Instructions for the task. Write out every line below that includes the word "Generate".

Records supplied.
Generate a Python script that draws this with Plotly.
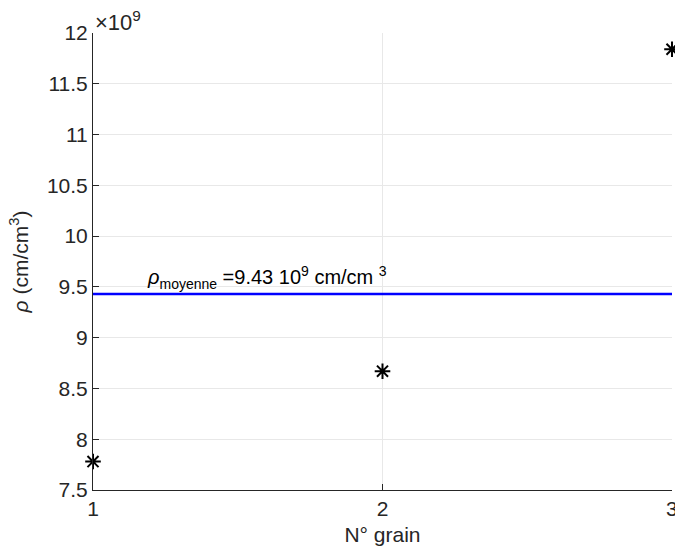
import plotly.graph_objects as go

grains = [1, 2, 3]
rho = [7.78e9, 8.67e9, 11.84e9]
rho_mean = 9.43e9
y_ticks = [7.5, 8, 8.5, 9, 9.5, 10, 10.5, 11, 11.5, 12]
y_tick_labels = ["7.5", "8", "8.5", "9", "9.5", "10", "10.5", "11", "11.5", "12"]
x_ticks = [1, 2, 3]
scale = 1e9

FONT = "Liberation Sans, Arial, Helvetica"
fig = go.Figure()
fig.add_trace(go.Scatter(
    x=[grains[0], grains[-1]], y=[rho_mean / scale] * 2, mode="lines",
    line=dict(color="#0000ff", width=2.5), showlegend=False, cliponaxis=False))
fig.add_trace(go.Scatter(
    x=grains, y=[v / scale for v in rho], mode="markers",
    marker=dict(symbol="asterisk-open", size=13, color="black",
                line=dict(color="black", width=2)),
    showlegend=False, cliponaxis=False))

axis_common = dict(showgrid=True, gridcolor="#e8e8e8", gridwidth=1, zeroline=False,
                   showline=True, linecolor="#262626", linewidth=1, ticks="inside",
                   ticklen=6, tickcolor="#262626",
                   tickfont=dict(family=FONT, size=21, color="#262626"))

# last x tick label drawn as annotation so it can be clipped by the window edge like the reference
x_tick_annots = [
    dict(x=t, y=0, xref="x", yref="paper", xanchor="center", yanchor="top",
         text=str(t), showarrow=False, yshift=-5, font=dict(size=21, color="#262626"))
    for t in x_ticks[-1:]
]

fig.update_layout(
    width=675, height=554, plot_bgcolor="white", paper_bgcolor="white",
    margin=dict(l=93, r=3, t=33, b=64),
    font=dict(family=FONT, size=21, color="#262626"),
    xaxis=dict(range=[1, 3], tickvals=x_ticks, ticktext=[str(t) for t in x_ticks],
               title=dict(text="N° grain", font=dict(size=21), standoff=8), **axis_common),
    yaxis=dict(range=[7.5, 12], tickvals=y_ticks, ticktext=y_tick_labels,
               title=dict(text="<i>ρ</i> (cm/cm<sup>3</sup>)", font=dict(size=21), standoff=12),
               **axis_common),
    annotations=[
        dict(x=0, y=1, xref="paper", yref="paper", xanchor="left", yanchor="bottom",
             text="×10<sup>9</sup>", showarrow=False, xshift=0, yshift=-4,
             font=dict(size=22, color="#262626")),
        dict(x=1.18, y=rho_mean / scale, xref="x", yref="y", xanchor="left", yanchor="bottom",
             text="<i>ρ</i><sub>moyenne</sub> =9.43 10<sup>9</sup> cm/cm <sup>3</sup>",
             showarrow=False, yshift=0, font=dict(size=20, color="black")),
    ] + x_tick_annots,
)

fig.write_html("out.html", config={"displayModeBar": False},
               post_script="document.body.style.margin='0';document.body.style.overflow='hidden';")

---

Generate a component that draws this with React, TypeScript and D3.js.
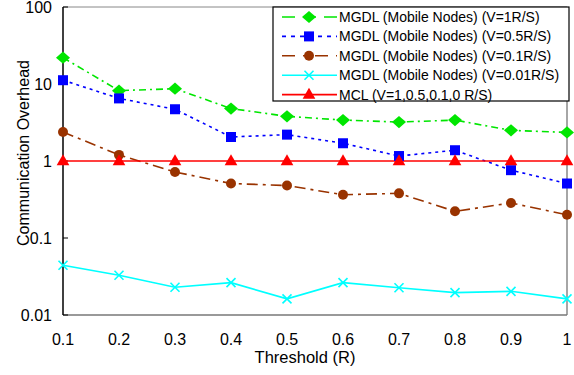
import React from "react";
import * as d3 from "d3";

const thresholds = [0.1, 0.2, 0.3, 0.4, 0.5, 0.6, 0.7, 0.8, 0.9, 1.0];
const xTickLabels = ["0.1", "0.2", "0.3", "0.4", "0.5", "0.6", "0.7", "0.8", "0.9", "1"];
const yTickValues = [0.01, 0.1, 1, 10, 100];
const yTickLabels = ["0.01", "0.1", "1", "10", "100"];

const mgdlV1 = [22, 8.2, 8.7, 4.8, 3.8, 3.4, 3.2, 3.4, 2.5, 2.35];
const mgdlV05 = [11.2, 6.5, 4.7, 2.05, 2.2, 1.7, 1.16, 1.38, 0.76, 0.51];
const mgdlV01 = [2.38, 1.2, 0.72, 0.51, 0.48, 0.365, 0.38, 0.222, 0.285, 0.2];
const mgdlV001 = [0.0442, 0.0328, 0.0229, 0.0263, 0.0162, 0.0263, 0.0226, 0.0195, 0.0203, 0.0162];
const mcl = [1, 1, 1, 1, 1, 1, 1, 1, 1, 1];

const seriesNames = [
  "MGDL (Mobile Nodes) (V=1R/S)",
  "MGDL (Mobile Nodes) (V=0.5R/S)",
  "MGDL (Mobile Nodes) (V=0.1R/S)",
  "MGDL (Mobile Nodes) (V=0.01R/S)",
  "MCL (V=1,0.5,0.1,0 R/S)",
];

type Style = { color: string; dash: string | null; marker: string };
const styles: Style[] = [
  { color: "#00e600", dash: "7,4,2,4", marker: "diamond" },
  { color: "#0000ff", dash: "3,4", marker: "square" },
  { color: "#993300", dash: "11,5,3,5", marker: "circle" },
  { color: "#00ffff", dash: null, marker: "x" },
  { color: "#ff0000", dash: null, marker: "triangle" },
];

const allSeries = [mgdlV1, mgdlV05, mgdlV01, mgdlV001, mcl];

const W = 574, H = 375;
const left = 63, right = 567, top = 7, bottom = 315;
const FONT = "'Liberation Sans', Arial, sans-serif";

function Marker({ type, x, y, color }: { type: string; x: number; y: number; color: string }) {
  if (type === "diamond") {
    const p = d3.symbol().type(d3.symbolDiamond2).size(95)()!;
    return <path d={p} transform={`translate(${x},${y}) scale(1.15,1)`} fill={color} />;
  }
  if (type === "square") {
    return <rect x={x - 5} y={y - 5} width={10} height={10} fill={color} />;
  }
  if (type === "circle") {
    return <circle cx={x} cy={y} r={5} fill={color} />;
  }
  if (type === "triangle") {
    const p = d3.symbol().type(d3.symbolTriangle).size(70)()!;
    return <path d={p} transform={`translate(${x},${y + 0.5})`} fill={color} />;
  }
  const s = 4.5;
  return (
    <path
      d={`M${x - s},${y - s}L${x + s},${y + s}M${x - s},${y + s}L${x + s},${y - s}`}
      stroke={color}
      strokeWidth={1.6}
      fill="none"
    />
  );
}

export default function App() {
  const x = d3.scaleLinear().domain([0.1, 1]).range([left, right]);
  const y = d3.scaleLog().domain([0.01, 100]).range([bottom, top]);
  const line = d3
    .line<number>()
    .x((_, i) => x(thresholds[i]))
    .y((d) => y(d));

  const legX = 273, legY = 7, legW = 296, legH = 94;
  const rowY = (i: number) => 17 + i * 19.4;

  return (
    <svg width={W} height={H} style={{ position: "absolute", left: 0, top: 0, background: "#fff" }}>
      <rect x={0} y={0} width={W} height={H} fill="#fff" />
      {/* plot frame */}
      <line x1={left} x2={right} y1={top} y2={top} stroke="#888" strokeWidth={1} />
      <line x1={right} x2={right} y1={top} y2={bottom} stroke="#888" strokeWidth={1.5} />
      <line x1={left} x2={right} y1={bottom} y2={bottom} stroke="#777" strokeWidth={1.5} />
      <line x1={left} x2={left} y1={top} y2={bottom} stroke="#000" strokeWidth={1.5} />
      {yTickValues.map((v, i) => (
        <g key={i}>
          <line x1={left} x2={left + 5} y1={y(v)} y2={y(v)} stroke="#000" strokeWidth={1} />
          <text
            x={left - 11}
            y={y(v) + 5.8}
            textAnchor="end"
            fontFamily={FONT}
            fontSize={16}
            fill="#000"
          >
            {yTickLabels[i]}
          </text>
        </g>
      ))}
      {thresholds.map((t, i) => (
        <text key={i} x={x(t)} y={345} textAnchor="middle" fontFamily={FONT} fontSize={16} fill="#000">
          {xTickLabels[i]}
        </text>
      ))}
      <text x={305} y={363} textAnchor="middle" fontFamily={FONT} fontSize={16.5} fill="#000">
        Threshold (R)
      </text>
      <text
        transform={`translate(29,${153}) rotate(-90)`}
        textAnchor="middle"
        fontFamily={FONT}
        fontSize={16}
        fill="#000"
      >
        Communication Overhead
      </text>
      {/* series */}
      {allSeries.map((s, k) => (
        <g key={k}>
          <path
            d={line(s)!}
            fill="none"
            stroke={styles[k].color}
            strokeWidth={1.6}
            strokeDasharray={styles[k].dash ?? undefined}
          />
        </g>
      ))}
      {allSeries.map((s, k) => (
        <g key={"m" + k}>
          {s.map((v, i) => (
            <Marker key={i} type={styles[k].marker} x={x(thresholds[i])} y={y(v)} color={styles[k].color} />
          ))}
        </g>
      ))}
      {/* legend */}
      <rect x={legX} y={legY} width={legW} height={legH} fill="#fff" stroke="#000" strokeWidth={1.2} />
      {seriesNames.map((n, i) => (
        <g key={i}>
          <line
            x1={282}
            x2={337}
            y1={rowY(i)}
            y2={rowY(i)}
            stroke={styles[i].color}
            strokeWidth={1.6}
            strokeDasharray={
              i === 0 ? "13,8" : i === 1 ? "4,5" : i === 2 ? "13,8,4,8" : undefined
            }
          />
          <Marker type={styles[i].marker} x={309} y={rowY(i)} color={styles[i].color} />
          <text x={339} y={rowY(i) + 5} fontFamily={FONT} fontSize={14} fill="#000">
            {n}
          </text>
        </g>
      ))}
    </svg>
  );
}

...

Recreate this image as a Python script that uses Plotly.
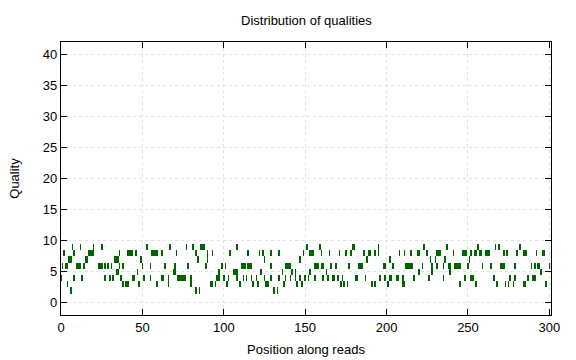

Solution to the problem.
Generate a Python script that draws this with Plotly.
Generate a component that draws this with React, TypeScript and D3.js.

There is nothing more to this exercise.